Die Regierung hat also kein Interesse mehr daran, die Gerichtsverfahren vor der internationalen Öffentlichkeit zu legitimieren?
Die mit Notstandsgesetzgebung regierte „Neue Türkei“ hat kein Interesse mehr an „fortgeschrittener Demokratie“, daher auch keins, diese zu legitimieren. Ganz offensichtlich macht sich die Justiz, die sich der Regierung ausgeliefert hat, keine entsprechenden Gedanken. Der Ausnahmezustand hat andere Ziele: eine Gesellschaft, in der jeder jeden denunziert und ein Klima der Angst herrscht. In diesem neuen System der Angst und Repression wird es nicht einmal mehr für nötig gehalten, passende Beweise zu schaffen. Vor dem 15. Juli hatten die Angeklagten zumindest die Chance nachzuweisen, dass Beweise falsch und Anschuldigungen haltlos waren.
Und wie ist die Situation seit dem Putschversuch?

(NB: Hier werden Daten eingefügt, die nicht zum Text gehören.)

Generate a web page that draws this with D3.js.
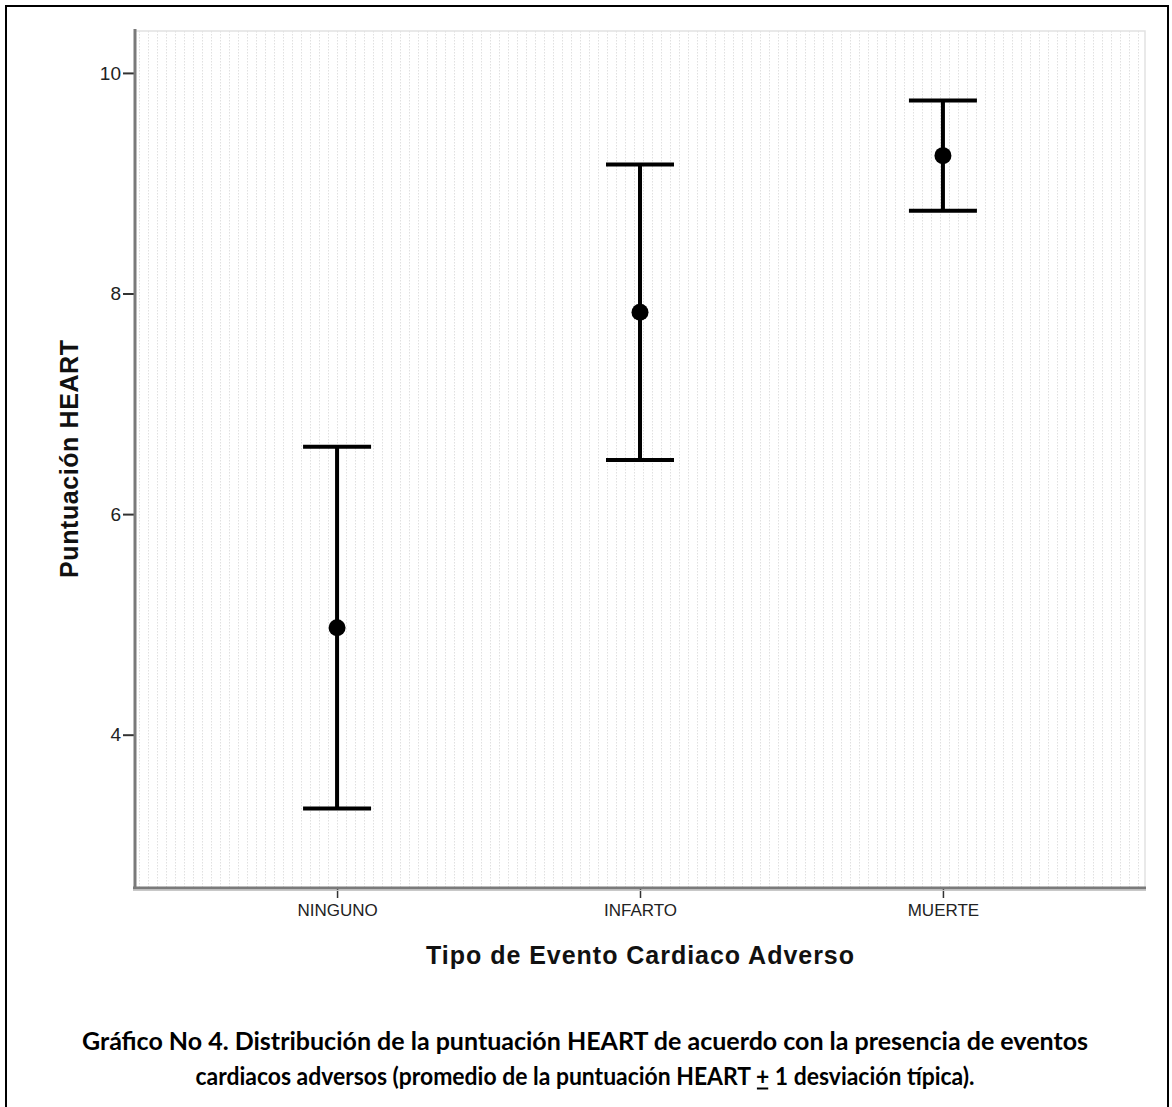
<!DOCTYPE html>
<html>
<head>
<meta charset="utf-8">
<script src="https://cdn.jsdelivr.net/npm/d3@7"></script>
<style>
  html, body { margin: 0; padding: 0; background: #fff; }
  svg { display: block; }
</style>
</head>
<body>
<svg id="chart" width="1172" height="1107"></svg>
<script>
// ---- data ----
const categories = ["NINGUNO", "INFARTO", "MUERTE"];
const means = [4.97, 7.83, 9.25];
const lowerSD = [3.33, 6.49, 8.75];
const upperSD = [6.61, 9.17, 9.75];
const yTickValues = [4, 6, 8, 10];
const xTitle = "Tipo de Evento Cardiaco Adverso";
const yTitle = "Puntuación HEART";
const captionLine1 = "Gráfico No 4. Distribución de la puntuación HEART de acuerdo con la presencia de eventos";
const captionLine2 = "cardiacos adversos (promedio de la puntuación HEART + 1 desviación típica).";

// ---- layout ----
const svg = d3.select("#chart");
const plot = { left: 135, right: 1145, top: 31, bottom: 888 };

const x = d3.scalePoint().domain(categories).range([plot.left, plot.right]).padding(0.667);
const y = d3.scaleLinear().domain([2.61, 10.38]).range([plot.bottom, plot.top]);

// outer frame
svg.append("rect").attr("x", 6).attr("y", 6).attr("width", 1162).attr("height", 1120)
  .attr("fill", "none").attr("stroke", "#000").attr("stroke-width", 2);

// background pattern
const defs = svg.append("defs");
const pat = defs.append("pattern").attr("id", "dots").attr("patternUnits", "userSpaceOnUse")
  .attr("x", plot.left + 4).attr("y", plot.top).attr("width", 9).attr("height", 3);
pat.append("rect").attr("x", 0).attr("y", 0).attr("width", 1).attr("height", 1.5).attr("fill", "#e0e0e0");

svg.append("rect").attr("x", plot.left).attr("y", plot.top)
  .attr("width", plot.right - plot.left).attr("height", plot.bottom - plot.top)
  .attr("fill", "url(#dots)").attr("stroke", "#e2e2e2").attr("stroke-width", 1.5);

// y axis
const yAxis = d3.axisLeft(y).tickValues(yTickValues).tickSize(11).tickPadding(2).tickFormat(d3.format("d"));
const gy = svg.append("g").attr("transform", `translate(${plot.left - 1},0)`).call(yAxis);
gy.select(".domain").remove();
gy.selectAll(".tick line").attr("stroke", "#333").attr("stroke-width", 2);
gy.selectAll(".tick text").attr("font-family", "Liberation Sans, Arial, sans-serif")
  .attr("font-size", 19).attr("fill", "#222");
svg.append("line").attr("x1", plot.left).attr("x2", plot.left).attr("y1", plot.top - 2).attr("y2", plot.bottom + 1)
  .attr("stroke", "#7a7a7a").attr("stroke-width", 3);

// x axis
const xAxis = d3.axisBottom(x).tickSize(9).tickPadding(6);
const gx = svg.append("g").attr("transform", `translate(0,${plot.bottom + 1})`).call(xAxis);
gx.select(".domain").remove();
gx.selectAll(".tick line").attr("stroke", "#333").attr("stroke-width", 1.5);
gx.selectAll(".tick text").attr("font-family", "Liberation Sans, Arial, sans-serif")
  .attr("font-size", 17).attr("fill", "#222");
svg.append("line").attr("x1", plot.left - 2).attr("x2", plot.right + 1).attr("y1", plot.bottom).attr("y2", plot.bottom)
  .attr("stroke", "#7a7a7a").attr("stroke-width", 3);
svg.append("line").attr("x1", plot.left - 2).attr("x2", plot.right + 1).attr("y1", plot.bottom + 2.5).attr("y2", plot.bottom + 2.5)
  .attr("stroke", "#c8c8c8").attr("stroke-width", 1.2);

// error bars
const data = categories.map((c, i) => ({ c, m: means[i], lo: lowerSD[i], hi: upperSD[i] }));
const capHalf = 34;
const g = svg.append("g");
g.selectAll("line.v").data(data).join("line").attr("class", "v")
  .attr("x1", d => x(d.c)).attr("x2", d => x(d.c))
  .attr("y1", d => y(d.hi)).attr("y2", d => y(d.lo))
  .attr("stroke", "#000").attr("stroke-width", 4);
g.selectAll("line.top").data(data).join("line").attr("class", "top")
  .attr("x1", d => x(d.c) - capHalf).attr("x2", d => x(d.c) + capHalf)
  .attr("y1", d => y(d.hi)).attr("y2", d => y(d.hi))
  .attr("stroke", "#000").attr("stroke-width", 4);
g.selectAll("line.bot").data(data).join("line").attr("class", "bot")
  .attr("x1", d => x(d.c) - capHalf).attr("x2", d => x(d.c) + capHalf)
  .attr("y1", d => y(d.lo)).attr("y2", d => y(d.lo))
  .attr("stroke", "#000").attr("stroke-width", 4);
g.selectAll("circle").data(data).join("circle")
  .attr("cx", d => x(d.c)).attr("cy", d => y(d.m)).attr("r", 8.5).attr("fill", "#000");

// axis titles
svg.append("text").attr("x", (plot.left + plot.right) / 2).attr("y", 964)
  .attr("text-anchor", "middle").attr("font-family", "Liberation Sans, Arial, sans-serif")
  .attr("font-weight", "bold").attr("font-size", 25).attr("fill", "#111")
  .attr("textLength", 428).attr("lengthAdjust", "spacing").text(xTitle);

svg.append("text").attr("transform", "translate(78,459) rotate(-90)")
  .attr("text-anchor", "middle").attr("font-family", "Liberation Sans, Arial, sans-serif")
  .attr("font-weight", "bold").attr("font-size", 25).attr("fill", "#111")
  .attr("textLength", 238).attr("lengthAdjust", "spacing").text(yTitle);

// caption
const capFont = "Lato, 'Open Sans', sans-serif";
svg.append("text").attr("x", 585).attr("y", 1050).attr("text-anchor", "middle")
  .attr("font-family", capFont).attr("font-weight", "bold").attr("font-size", 24).attr("fill", "#000")
  .attr("textLength", 1006).attr("lengthAdjust", "spacingAndGlyphs").text(captionLine1);
const c2 = svg.append("text").attr("x", 585).attr("y", 1085).attr("text-anchor", "middle")
  .attr("font-family", capFont).attr("font-weight", "bold").attr("font-size", 24).attr("fill", "#000")
  .attr("textLength", 779).attr("lengthAdjust", "spacingAndGlyphs").text(captionLine2);

// underline under the "+" sign
const plusIdx = captionLine2.indexOf("+");
try {
  const ext = c2.node().getExtentOfChar(plusIdx);
  svg.append("line").attr("x1", ext.x + 1).attr("x2", ext.x + ext.width - 1)
    .attr("y1", 1088.5).attr("y2", 1088.5).attr("stroke", "#000").attr("stroke-width", 2);
} catch (e) {}
</script>
</body>
</html>
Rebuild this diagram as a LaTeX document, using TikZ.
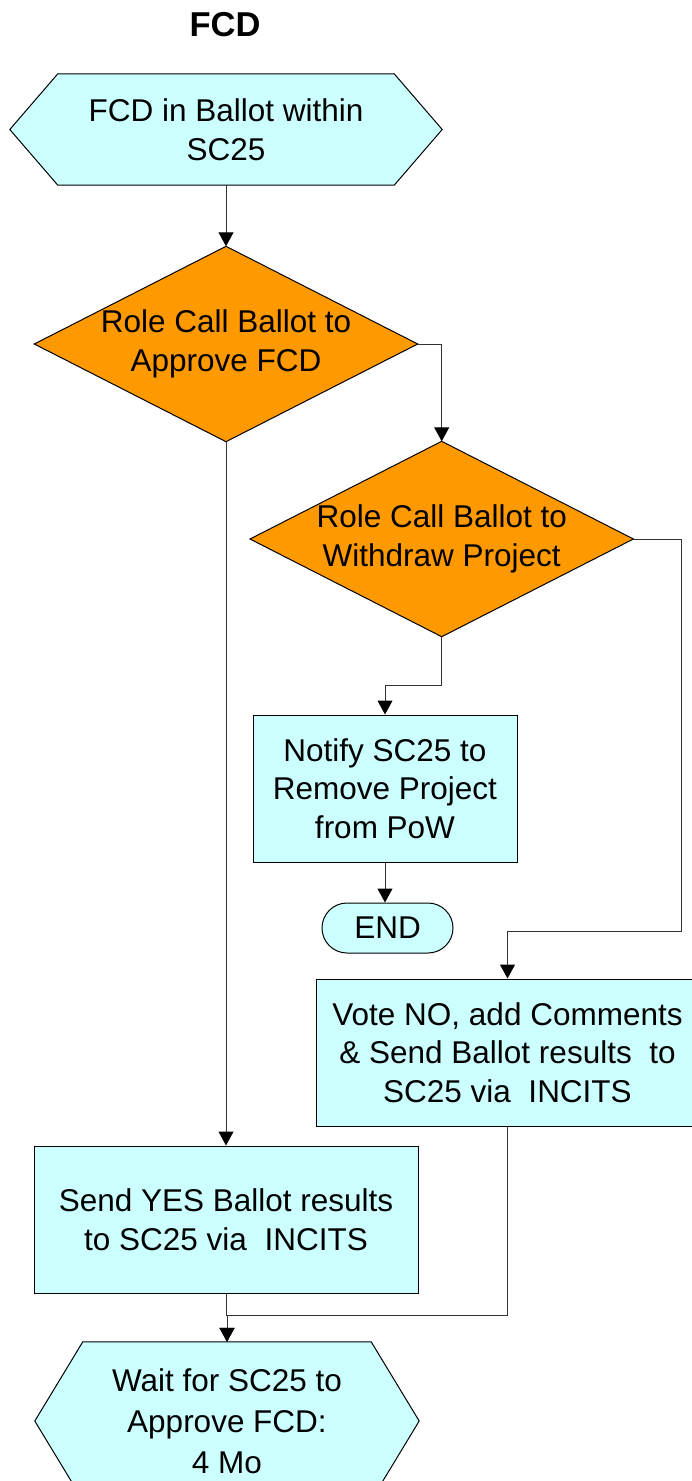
\documentclass[tikz,border=0pt]{standalone}
\usepackage{fontspec}
\setmainfont{Liberation Sans}
\usetikzlibrary{arrows.meta,backgrounds}
\definecolor{boxcyan}{HTML}{CCFFFF}
\definecolor{decorange}{HTML}{FF9900}
\begin{document}
\begin{tikzpicture}[x=1pt,y=-1pt,
  lbl/.style={font=\fontsize{31.5}{38.5}\selectfont, align=center, inner sep=0pt, text=black},
  procbox/.style={lbl, rectangle, draw=black, fill=boxcyan, line width=1pt},
  endbox/.style={lbl, rectangle, draw=black, fill=boxcyan, line width=1pt, rounded corners=25pt},
  hexshape/.style={lbl, rectangle},
  dia/.style={lbl, rectangle, minimum width=383pt, minimum height=195pt},
  shapeline/.style={draw=black, line width=1pt, line join=miter},
  conn/.style={draw=black!80, line width=1pt, -{Triangle[length=14pt,width=15pt,color=black,fill=black]}},
  titlefont/.style={font=\bfseries\fontsize{34.5}{40}\selectfont, inner sep=0pt}]

\useasboundingbox (0,0) rectangle (691,1481);

\node[titlefont] (ttl) at (225,25) {FCD};

\node[hexshape, minimum width=432pt, minimum height=111pt] (start) at (226,129.5) {FCD in Ballot within\\SC25};
\node[dia] (d1) at (226,344) {Role Call Ballot to\\Approve FCD};
\node[dia] (d2) at (441.7,539) {Role Call Ballot to\\Withdraw Project};
\node[procbox, minimum width=264pt, minimum height=147pt] (notify) at (385,788.5) {Notify SC25 to\\Remove Project\\from PoW};
\node[endbox, minimum width=131pt, minimum height=50pt] (end) at (387.5,928) {END};
\node[procbox, minimum width=383pt, minimum height=147pt] (vote) at (507.5,1052.5) {Vote NO, add Comments\\\&~Send Ballot results\ \ to\\SC25 via\ \ INCITS};
\node[procbox, minimum width=384pt, minimum height=147pt] (yes) at (226,1219.5) {Send YES Ballot results\\to SC25 via\ \ INCITS};
\node[hexshape, minimum width=384pt, minimum height=158pt, font=\fontsize{31.5}{41}\selectfont] (wait) at (227,1421) {Wait for SC25 to\\Approve FCD:\\4 Mo};

\begin{scope}[on background layer]
  \filldraw[shapeline, fill=boxcyan] (start.west) -- ([xshift=48pt]start.north west) -- ([xshift=-48pt]start.north east) -- (start.east) -- ([xshift=-48pt]start.south east) -- ([xshift=48pt]start.south west) -- cycle;
  \filldraw[shapeline, fill=boxcyan] (wait.west) -- ([xshift=48pt]wait.north west) -- ([xshift=-48pt]wait.north east) -- (wait.east) -- ([xshift=-48pt]wait.south east) -- ([xshift=48pt]wait.south west) -- cycle;
  \filldraw[shapeline, fill=decorange] (d1.west) -- (d1.north) -- (d1.east) -- (d1.south) -- cycle;
  \filldraw[shapeline, fill=decorange] (d2.west) -- (d2.north) -- (d2.east) -- (d2.south) -- cycle;
\end{scope}

\draw[conn] (start.south) -- (d1.north);
\draw[conn] (d1.east) -| (d2.north);
\draw[conn] (d1.south) -- (yes.north);
\draw[conn] (d2.south) -- ++(0,49) -| (notify.north);
\draw[conn] (notify.south) -- (notify.south |- end.north);
\draw[conn] (d2.east) -- ++(48,0) -- ++(0,392) -| (vote.north);
\draw[conn] (vote.south) -- ++(0,189) -| (wait.north);
\draw[conn] (yes.south) -- ++(0,22) -| (wait.north);
\end{tikzpicture}
\end{document}
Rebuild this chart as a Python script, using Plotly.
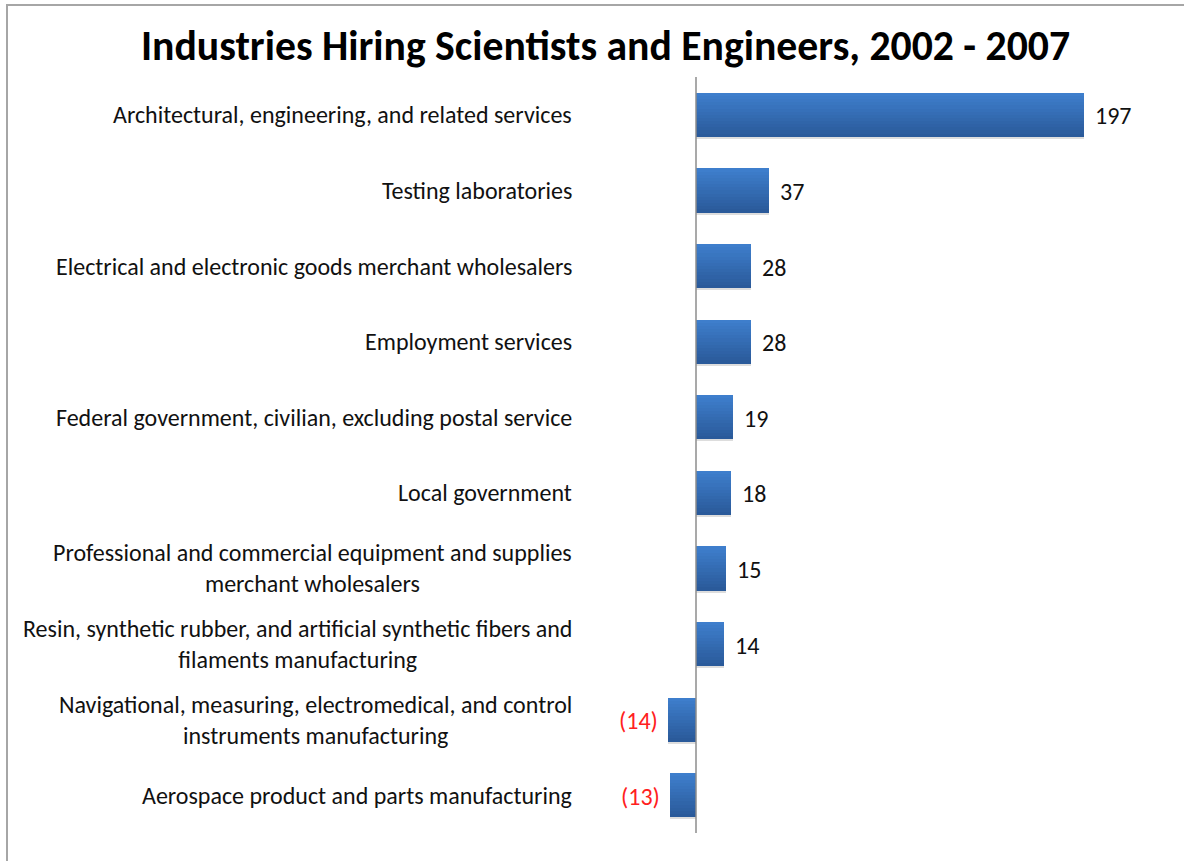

Seit dem 15. Juli reicht es, dass Denunzianten Leute, die sie nicht mögen, als „FETÖ-Anhänger“ beschuldigen. Anhand solcher Anzeigen werden Listen erstellt und die Personen auf den Listen werden, ohne dass es weiterer Beweise bedarf, verhaftet, vor Gericht gestellt, verurteilt. Die Beweislast liegt jetzt zudem beim Angeklagten, doch da die Justiz es heute nicht einmal für nötig erachtet, Anzeigen mit Beweisen zu untermauern, ist es für die Angeklagten viel schwerer, die Anschuldigungen zu widerlegen.
Ist nach aktueller Rechtslage denn eine einfache Anzeige ein hinreichender Grund für eine Inhaftierung?
Bei unserer gültigen Rechtslage reicht eine Anzeige allein nicht aus, um Ermittlungen einzuleiten, geschweige denn Haftbefehl zu erlassen. Bei abstrakten, allgemeinen, in keiner Weise ernst zu nehmenden Denunziationen dürften keine Ermittlungen eingeleitet werden. Hinsichtlich der Ernsthaftigkeit einer Anzeige muss auch die Identität des Anzeigenden hinterfragt werden. Allerdings erleben wir in der aktuellen Praxis, dass Denunziation als hinreichendes Motiv für Verhaftung gewertet wird.